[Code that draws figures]

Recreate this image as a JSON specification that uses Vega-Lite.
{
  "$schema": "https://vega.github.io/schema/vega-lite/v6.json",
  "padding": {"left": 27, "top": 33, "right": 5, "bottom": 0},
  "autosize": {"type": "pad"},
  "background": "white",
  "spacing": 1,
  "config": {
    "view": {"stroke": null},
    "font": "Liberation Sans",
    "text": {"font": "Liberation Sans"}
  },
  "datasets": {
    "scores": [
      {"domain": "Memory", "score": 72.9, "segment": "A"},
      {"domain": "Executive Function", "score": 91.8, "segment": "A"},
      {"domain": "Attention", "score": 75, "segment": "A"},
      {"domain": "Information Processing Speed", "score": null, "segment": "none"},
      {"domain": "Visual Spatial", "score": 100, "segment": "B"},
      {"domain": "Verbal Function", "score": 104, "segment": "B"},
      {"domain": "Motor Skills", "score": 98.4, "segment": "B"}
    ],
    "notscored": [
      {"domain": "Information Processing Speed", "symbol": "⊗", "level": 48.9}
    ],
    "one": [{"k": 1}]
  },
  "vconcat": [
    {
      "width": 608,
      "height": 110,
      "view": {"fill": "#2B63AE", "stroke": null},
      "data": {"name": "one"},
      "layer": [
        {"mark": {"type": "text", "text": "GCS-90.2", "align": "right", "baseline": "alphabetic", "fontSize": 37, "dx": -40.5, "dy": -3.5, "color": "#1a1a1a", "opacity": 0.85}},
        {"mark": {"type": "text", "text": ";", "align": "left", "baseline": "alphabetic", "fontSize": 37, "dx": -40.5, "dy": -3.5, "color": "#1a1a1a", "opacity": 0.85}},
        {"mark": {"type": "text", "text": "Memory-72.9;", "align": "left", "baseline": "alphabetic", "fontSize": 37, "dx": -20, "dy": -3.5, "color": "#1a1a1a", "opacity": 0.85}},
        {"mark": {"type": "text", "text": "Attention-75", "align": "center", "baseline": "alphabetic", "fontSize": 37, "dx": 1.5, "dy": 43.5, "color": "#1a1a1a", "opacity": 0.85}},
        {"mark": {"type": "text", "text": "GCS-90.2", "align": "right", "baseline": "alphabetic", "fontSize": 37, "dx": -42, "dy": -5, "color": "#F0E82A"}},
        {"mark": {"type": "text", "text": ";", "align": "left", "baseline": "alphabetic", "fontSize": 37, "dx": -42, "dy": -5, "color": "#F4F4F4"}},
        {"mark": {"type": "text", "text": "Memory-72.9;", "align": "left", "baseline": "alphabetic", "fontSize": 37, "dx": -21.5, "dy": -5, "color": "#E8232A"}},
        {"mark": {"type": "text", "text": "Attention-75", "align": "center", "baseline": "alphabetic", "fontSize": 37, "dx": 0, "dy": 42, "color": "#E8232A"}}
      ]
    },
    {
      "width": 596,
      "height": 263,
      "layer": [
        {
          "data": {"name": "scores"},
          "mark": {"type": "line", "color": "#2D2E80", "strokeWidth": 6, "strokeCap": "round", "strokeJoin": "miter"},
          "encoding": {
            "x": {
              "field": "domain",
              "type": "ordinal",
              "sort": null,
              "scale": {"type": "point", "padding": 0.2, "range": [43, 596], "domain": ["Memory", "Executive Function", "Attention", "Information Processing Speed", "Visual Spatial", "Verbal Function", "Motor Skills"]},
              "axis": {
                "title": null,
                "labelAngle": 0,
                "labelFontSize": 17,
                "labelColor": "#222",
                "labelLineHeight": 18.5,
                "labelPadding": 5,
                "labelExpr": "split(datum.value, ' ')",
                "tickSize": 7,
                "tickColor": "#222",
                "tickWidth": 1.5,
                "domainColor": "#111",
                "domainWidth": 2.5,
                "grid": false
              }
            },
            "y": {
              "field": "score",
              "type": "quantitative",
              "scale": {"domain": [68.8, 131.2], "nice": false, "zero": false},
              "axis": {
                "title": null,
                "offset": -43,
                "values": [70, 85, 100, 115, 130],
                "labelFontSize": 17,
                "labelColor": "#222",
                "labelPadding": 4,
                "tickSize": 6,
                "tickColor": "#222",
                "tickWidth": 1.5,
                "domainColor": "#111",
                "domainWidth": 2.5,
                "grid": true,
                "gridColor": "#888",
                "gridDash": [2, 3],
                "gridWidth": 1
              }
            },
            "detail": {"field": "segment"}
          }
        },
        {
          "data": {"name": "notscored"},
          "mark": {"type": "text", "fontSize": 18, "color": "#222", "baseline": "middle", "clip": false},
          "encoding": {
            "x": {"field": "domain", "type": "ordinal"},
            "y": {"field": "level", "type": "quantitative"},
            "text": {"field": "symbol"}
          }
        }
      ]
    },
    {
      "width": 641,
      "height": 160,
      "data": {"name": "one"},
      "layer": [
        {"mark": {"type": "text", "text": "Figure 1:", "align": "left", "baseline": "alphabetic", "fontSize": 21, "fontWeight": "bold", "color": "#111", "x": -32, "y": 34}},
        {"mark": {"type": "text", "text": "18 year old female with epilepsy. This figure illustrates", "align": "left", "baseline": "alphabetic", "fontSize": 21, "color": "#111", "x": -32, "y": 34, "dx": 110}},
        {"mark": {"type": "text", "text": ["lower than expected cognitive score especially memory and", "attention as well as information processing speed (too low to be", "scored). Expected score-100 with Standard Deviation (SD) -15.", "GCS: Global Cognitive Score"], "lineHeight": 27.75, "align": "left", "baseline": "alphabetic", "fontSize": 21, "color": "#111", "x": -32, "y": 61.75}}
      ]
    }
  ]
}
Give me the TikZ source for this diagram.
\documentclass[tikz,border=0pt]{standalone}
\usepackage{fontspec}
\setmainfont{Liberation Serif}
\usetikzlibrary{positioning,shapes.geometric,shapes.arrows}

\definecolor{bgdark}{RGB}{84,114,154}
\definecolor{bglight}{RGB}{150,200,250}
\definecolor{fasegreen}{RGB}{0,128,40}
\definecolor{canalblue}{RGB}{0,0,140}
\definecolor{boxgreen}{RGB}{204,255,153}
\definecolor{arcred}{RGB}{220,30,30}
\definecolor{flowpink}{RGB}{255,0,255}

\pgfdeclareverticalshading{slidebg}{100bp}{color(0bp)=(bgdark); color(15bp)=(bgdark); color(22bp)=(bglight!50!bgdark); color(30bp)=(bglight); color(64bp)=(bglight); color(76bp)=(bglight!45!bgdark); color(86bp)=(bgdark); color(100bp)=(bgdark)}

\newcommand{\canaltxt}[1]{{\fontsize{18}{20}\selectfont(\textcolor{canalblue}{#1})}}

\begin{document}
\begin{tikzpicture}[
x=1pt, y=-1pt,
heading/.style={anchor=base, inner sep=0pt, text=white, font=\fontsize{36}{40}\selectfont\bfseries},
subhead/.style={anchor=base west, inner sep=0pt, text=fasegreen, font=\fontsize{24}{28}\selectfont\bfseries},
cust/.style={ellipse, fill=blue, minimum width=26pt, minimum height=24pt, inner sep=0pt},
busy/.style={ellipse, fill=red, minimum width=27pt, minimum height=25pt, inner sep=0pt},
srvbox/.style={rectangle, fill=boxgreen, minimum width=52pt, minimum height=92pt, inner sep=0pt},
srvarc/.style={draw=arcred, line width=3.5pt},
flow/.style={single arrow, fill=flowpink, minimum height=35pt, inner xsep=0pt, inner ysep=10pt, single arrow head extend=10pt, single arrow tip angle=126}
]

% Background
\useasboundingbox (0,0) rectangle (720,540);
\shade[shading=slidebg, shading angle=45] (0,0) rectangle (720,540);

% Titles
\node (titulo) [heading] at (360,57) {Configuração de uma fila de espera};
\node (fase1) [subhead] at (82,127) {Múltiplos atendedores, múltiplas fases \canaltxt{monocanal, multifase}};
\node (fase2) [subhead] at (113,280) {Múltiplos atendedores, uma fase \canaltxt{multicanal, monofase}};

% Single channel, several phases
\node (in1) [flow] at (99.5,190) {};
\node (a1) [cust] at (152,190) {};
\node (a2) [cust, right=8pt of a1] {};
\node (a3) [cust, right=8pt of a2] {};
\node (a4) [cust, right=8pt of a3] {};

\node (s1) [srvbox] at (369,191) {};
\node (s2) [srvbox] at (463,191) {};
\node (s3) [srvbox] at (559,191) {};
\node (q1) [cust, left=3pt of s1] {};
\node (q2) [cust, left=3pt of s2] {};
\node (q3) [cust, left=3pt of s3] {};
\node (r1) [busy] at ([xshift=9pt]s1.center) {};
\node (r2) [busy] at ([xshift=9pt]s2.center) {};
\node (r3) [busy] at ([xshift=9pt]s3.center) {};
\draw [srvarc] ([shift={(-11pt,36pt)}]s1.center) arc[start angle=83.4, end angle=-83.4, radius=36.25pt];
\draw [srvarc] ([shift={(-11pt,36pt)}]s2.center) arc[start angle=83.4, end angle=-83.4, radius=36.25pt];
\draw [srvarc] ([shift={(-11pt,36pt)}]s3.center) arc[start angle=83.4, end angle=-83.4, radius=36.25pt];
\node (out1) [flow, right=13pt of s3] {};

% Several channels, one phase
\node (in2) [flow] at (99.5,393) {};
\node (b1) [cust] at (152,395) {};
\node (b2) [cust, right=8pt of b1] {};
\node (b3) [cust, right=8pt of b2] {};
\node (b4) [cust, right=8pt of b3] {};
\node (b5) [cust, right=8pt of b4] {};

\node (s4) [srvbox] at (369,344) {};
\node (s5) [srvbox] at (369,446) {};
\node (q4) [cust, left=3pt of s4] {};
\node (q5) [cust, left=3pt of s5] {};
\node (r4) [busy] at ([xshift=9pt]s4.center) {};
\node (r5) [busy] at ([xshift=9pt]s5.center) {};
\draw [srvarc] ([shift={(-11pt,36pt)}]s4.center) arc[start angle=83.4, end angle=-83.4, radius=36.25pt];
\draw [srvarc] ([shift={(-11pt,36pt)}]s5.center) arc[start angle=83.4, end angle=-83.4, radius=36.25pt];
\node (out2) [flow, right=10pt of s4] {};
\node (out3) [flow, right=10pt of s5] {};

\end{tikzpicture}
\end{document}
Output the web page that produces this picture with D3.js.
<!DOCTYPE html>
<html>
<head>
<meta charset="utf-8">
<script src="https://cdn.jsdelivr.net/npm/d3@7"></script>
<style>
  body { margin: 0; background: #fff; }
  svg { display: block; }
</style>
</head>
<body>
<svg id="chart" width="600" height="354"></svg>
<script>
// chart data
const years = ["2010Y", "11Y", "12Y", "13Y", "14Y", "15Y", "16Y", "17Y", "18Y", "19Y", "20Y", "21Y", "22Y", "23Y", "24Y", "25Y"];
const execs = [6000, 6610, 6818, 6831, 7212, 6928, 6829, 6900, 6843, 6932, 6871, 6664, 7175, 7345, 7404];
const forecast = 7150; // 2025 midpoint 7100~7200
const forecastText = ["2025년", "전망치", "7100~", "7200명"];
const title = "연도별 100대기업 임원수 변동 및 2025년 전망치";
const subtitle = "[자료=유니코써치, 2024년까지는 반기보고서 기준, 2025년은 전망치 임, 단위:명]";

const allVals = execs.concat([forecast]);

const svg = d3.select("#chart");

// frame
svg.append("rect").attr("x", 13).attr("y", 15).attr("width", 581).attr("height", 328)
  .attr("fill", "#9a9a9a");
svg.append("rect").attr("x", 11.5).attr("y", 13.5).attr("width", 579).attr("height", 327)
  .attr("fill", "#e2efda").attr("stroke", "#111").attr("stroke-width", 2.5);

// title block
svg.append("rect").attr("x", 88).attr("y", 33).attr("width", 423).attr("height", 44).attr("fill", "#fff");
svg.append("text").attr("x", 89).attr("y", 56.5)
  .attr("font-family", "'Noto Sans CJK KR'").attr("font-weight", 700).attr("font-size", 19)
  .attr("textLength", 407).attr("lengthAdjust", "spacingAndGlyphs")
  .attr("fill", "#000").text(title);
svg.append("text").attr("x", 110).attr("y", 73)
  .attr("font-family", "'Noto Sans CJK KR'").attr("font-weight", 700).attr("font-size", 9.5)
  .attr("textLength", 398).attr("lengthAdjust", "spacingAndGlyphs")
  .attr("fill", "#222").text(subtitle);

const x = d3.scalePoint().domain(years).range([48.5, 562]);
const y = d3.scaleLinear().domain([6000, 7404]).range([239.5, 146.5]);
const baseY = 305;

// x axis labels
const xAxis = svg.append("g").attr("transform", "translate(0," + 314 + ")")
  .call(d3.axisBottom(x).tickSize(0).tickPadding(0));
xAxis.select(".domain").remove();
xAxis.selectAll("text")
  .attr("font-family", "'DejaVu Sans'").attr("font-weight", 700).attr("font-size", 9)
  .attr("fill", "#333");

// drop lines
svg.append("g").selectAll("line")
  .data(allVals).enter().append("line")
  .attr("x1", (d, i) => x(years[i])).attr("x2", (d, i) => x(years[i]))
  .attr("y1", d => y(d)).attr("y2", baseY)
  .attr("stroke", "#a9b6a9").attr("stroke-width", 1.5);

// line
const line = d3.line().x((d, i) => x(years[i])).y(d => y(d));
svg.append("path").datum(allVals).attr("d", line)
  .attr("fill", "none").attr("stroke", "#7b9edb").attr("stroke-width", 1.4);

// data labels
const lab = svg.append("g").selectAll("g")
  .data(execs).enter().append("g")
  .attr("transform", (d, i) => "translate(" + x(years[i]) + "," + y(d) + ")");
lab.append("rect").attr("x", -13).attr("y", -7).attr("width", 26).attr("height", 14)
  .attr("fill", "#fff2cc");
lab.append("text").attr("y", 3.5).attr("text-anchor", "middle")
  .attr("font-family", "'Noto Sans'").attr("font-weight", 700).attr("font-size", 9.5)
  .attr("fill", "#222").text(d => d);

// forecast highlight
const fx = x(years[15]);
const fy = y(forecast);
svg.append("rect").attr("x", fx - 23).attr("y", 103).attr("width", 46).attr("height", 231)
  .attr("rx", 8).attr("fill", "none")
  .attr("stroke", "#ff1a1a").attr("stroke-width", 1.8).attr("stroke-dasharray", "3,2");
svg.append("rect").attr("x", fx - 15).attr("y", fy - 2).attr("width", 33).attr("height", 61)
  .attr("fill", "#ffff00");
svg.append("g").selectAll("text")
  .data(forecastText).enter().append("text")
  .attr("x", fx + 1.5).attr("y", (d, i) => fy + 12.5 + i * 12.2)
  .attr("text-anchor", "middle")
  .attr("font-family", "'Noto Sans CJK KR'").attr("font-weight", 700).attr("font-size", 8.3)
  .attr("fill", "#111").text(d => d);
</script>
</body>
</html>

REQUIREMENT.
Nothing beyond the required lines should be retyped: start with the line that contains "Output the web" and finish with the line that contains "반기보고서 기준, 2025년은".

SOLUTION TO THIS TASK.
Output the web page that produces this picture with D3.js.
<!DOCTYPE html>
<html>
<head>
<meta charset="utf-8">
<script src="https://cdn.jsdelivr.net/npm/d3@7"></script>
<style>
  body { margin: 0; background: #fff; }
  svg { display: block; }
</style>
</head>
<body>
<svg id="chart" width="600" height="354"></svg>
<script>
// chart data
const years = ["2010Y", "11Y", "12Y", "13Y", "14Y", "15Y", "16Y", "17Y", "18Y", "19Y", "20Y", "21Y", "22Y", "23Y", "24Y", "25Y"];
const execs = [6000, 6610, 6818, 6831, 7212, 6928, 6829, 6900, 6843, 6932, 6871, 6664, 7175, 7345, 7404];
const forecast = 7150; // 2025 midpoint 7100~7200
const forecastText = ["2025년", "전망치", "7100~", "7200명"];
const title = "연도별 100대기업 임원수 변동 및 2025년 전망치";
const subtitle = "[자료=유니코써치, 2024년까지는 반기보고서 기준, 2025년은 전망치 임, 단위:명]";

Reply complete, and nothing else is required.